The projects selected for awards that Litster’s lab is a project partner on include:

High Volume Fuel Cell Manufacturing, Stack Assembly, and Final Test [Project lead: Plug Power Inc., $30M]

This project will enable additional domestic manufacturing capacity of 20,000 fuel cell stacks per year from a global leader in clean hydrogen technologies. The project will demonstrate an innovative expansion of their current manufacturing line.

Durable, High Specific Power OER Catalyst/Electrodes for PEM Water Electrolyzers [Project lead: 3M Company, $5M]

This project will develop catalysts with low-precious metal loadings for proton exchange membrane electrolyzers.
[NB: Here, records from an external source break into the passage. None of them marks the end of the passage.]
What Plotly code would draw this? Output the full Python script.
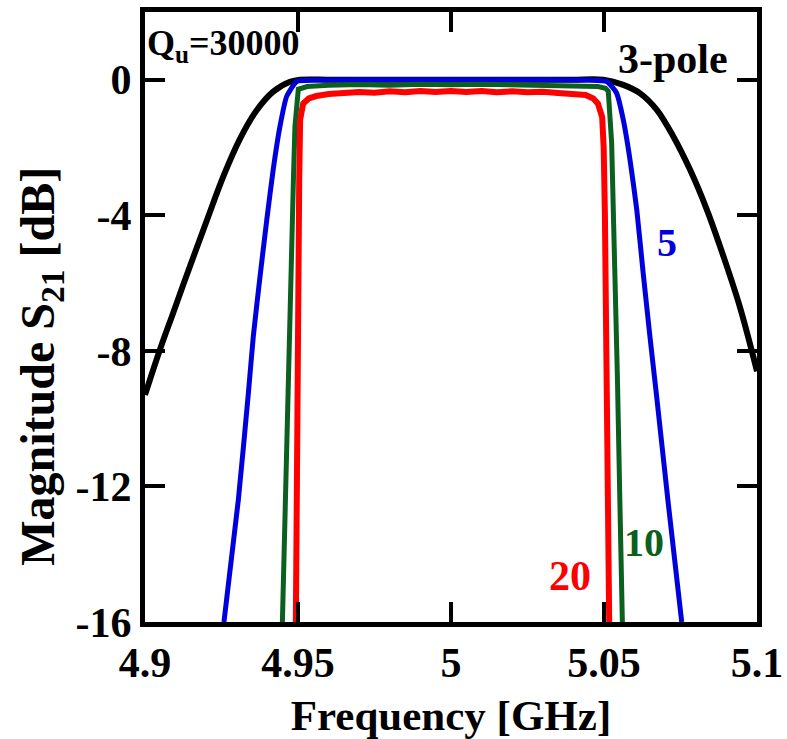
import plotly.graph_objects as go

# ---- data ----
black_f = [4.9000, 4.9049, 4.9092, 4.9147, 4.9202, 4.9256, 4.9310, 4.9365, 4.9419, 4.9474, 4.9507,
           4.960, 4.970, 4.980, 4.990, 5.000, 5.010, 5.020, 5.030, 5.040, 5.0498,
           5.0563, 5.0618, 5.0672, 5.0727, 5.0781, 5.0836, 5.0890, 5.0944, 5.1000]
black_db = [-9.30, -7.96, -6.88, -5.50, -4.15, -2.85, -1.75, -0.90, -0.35, -0.06, 0.0,
            0.0, 0.0, 0.0, 0.0, 0.0, 0.0, 0.0, 0.0, 0.0, 0.0,
            -0.15, -0.40, -0.88, -1.68, -2.65, -3.83, -5.20, -6.70, -8.60]

blue_f = [4.9258, 4.9305, 4.9338, 4.9354, 4.9376, 4.9398, 4.9419, 4.9441, 4.9463, 4.9496, 4.9550,
          4.970, 4.985, 5.000, 5.015, 5.030, 5.045,
          5.0509, 5.0541, 5.0563, 5.0585, 5.0607, 5.0628, 5.0650, 5.0672, 5.0710, 5.0754]
blue_db = [-16.0, -12.4, -9.23, -7.57, -5.80, -4.13, -2.65, -1.38, -0.49, -0.05, -0.01,
           0.0, 0.0, 0.0, 0.0, 0.0, -0.01,
           -0.05, -0.39, -1.18, -2.36, -3.83, -5.70, -7.57, -9.34, -12.5, -16.0]

green_f = [4.9449, 4.9458, 4.9466, 4.9473, 4.9479, 4.9485, 4.9490, 4.9495, 4.9501, 4.9530,
           4.960, 4.970, 4.980, 4.990, 5.000, 5.010, 5.020, 5.030, 5.040, 5.0480, 5.0505,
           5.0514, 5.0525, 5.0536, 5.0544, 5.0552, 5.0560]
green_db = [-16.0, -12.5, -8.85, -6.50, -4.33, -2.95, -1.38, -0.60, -0.28, -0.20,
            -0.16, -0.14, -0.16, -0.13, -0.15, -0.13, -0.15, -0.14, -0.16, -0.20, -0.25,
            -0.34, -1.86, -5.30, -8.85, -12.5, -16.0]

red_f = [4.9493, 4.9495, 4.9496, 4.9500, 4.9504, 4.9507, 4.9517, 4.9535, 4.9560,
         4.960, 4.965, 4.970, 4.975, 4.980, 4.985, 4.990, 4.995, 5.000, 5.005, 5.010,
         5.015, 5.020, 5.025, 5.030, 5.035, 5.040, 5.044,
         5.0465, 5.0480, 5.0494, 5.0499, 5.0503, 5.0508, 5.0512, 5.0515, 5.0517]
red_db = [-16.0, -12.5, -8.85, -5.0, -2.9, -1.18, -0.70, -0.55, -0.48,
          -0.42, -0.38, -0.36, -0.38, -0.34, -0.37, -0.33, -0.36, -0.33, -0.36, -0.33,
          -0.37, -0.34, -0.37, -0.35, -0.39, -0.40, -0.45,
          -0.55, -0.70, -1.10, -2.0, -4.0, -8.0, -8.85, -12.0, -16.0]

x_ticks = [4.9, 4.95, 5.0, 5.05, 5.1]
x_ticklabels = ["4.9", "4.95", "5", "5.05", "5.1"]
y_ticks = [0, -4, -8, -12, -16]
y_ticklabels = ["0", "-4", "-8", "-12", "-16"]

FONT = "Liberation Serif"
fig = go.Figure()
fig.add_trace(go.Scatter(x=black_f, y=black_db, mode="lines", line=dict(color="#000000", width=6, shape="spline", smoothing=1.0)))
fig.add_trace(go.Scatter(x=blue_f, y=blue_db, mode="lines", line=dict(color="#0000DD", width=5, shape="spline", smoothing=0.5)))
fig.add_trace(go.Scatter(x=green_f, y=green_db, mode="lines", line=dict(color="#0B6020", width=5)))
fig.add_trace(go.Scatter(x=red_f, y=red_db, mode="lines", line=dict(color="#FF0000", width=6)))

def ann(x, y, text, color, size, xanchor="center", xref="x", yref="y", angle=0):
    fig.add_annotation(x=x, y=y, xref=xref, yref=yref, text=text, showarrow=False,
                       xanchor=xanchor, yanchor="middle", textangle=angle,
                       font=dict(family=FONT, size=size, color=color, weight="bold"))

ann(0.0, 1.0, "Q<sub>u</sub>=30000", "#000000", 36, xanchor="left", xref="paper")
ann(5.0724, 0.6, "3-pole", "#000000", 42)
ann(5.0706, -4.8, "5", "#0000DD", 40)
ann(5.0631, -13.65, "10", "#0B6020", 40)
ann(5.0389, -14.64, "20", "#FF0000", 42)
# y-axis title (placed below the plot centre, as in the reference)
ann(-0.17, 0.42, "Magnitude S<sub>21</sub> [dB]", "#000000", 48, xref="paper", yref="paper", angle=-90)

tickfont = dict(family=FONT, size=42, color="black", weight="bold")
fig.update_xaxes(range=[4.9, 5.1], tickvals=x_ticks, ticktext=x_ticklabels,
                 ticks="inside", ticklen=20, tickwidth=4, tickcolor="black",
                 showline=True, linewidth=5, linecolor="black", mirror="ticks",
                 showgrid=False, zeroline=False, tickfont=tickfont, automargin=False,
                 title=dict(text="Frequency [GHz]", font=dict(family=FONT, size=43, color="black", weight="bold"), standoff=21))
fig.update_yaxes(range=[-16, 2], tickvals=y_ticks, ticktext=y_ticklabels,
                 ticks="inside", ticklen=20, tickwidth=4, tickcolor="black",
                 showline=True, linewidth=5, linecolor="black", mirror="ticks",
                 showgrid=False, zeroline=False, tickfont=tickfont, automargin=False)
fig.update_layout(width=787, height=739, showlegend=False,
                  margin=dict(l=145, r=30, t=12, b=117),
                  plot_bgcolor="white", paper_bgcolor="white")
fig.write_html("out.html", config={"displayModeBar": False},
               post_script="document.body.style.margin='0px';")
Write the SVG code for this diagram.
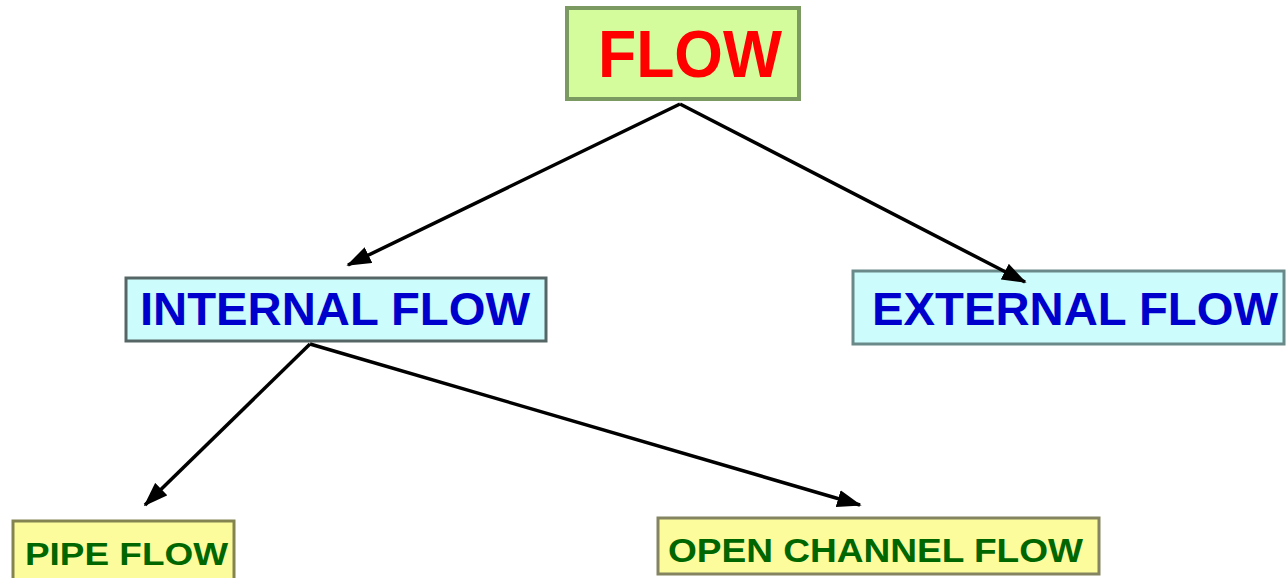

These developments will enable catalyst cost reduction while maintaining performance and durability.

Towards Scalable Manufacture of Low Iridium Loading Catalyst for Durable PEM Water Electrolyzers (PEM-WE) [Project lead: Stanford University, $3M]

This project will use theory to guide development of non-precious metal catalyst supports for proton exchange membrane electrolyzers that can enable cost reduction without sacrificing performance and durability.

U.S.-Based Advanced Catalyst Manufacturing [Lead: pH Matter LLC, $7.2M]

This project will build on catalyst technology advancements to scale-up materials for use in the heavy-duty transportation market. The project will improve the domestic manufacturing base for catalysts and demonstrate the capability to meet DOE manufacturing capacity targets.

Advanced Electrolysis Cell Components Designed for Assembly [Project lead: Power to Hydrogen LLC, $6.6M]

This project will further develop and scale-up a proven advanced liquid alkaline electrolyzer cell design that meets DOE performance targets while utilizing low-cost components. Components will be designed for GW-scale manufacturing and assembly while scaling the cell size. Developments will be applicable to a broad set of alkaline electrolyzer designs, helping to establish a U.S.-based component supply chain.